Barpa Langais

Barpa Langais is the best preserved and largest of the Neolithic, chambered, burial cairns on North Uist. Its massive size suggests, according to Erskine Beveridge, that it was the burial place of some great chief and intended as both a tomb and a monument. Its prominent outline and siting, midway up Beinn Langais, is remarkable for the labour which must have been involved in carrying from a great distance and placing so many large stones into its pyramid shape. it is now too dangerous to enter because of the collapsed stonework. Beveridge found remnants of of burnt burials and fragments of Bronze Age urn pottery within the first chamber and he suggested that two further chambers may well lie beyond the entrance to the east.

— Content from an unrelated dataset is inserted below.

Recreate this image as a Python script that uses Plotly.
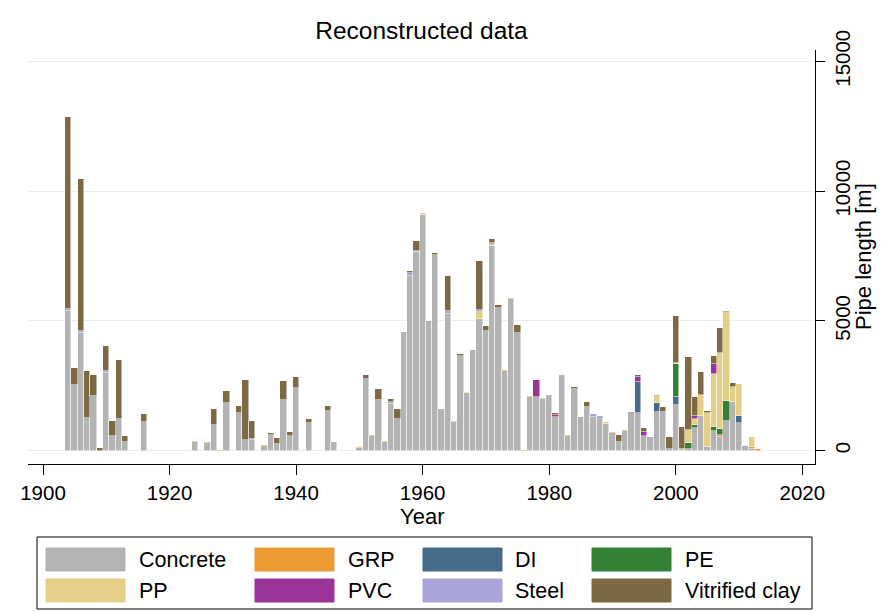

Pobull Fhinn is the most conspicuous Megalithic stone circle on North Uist and, lying on a plateau, is situated an easy walk away from Barpa Langais, overlooking the sea. (It is interesting to speculate on the type of social relationships that might have existed between the two sites.) The stones of Pobull Fhinn are shaped in an oval rather than a circle, their east-west axis being slightly longer than that to the north-south. The purposes of such circles are still open to considerable debate - were they placed to plot the celestial movements of the sun, the seasonal cycles or those of the dark, the moon and the stars? For what community celebrations or rituals might these huge stones have been hewn and dragged so high up to denote? Certainly they represent considerable effort and confidence on the part of the early Neolithic farming communities who erected them.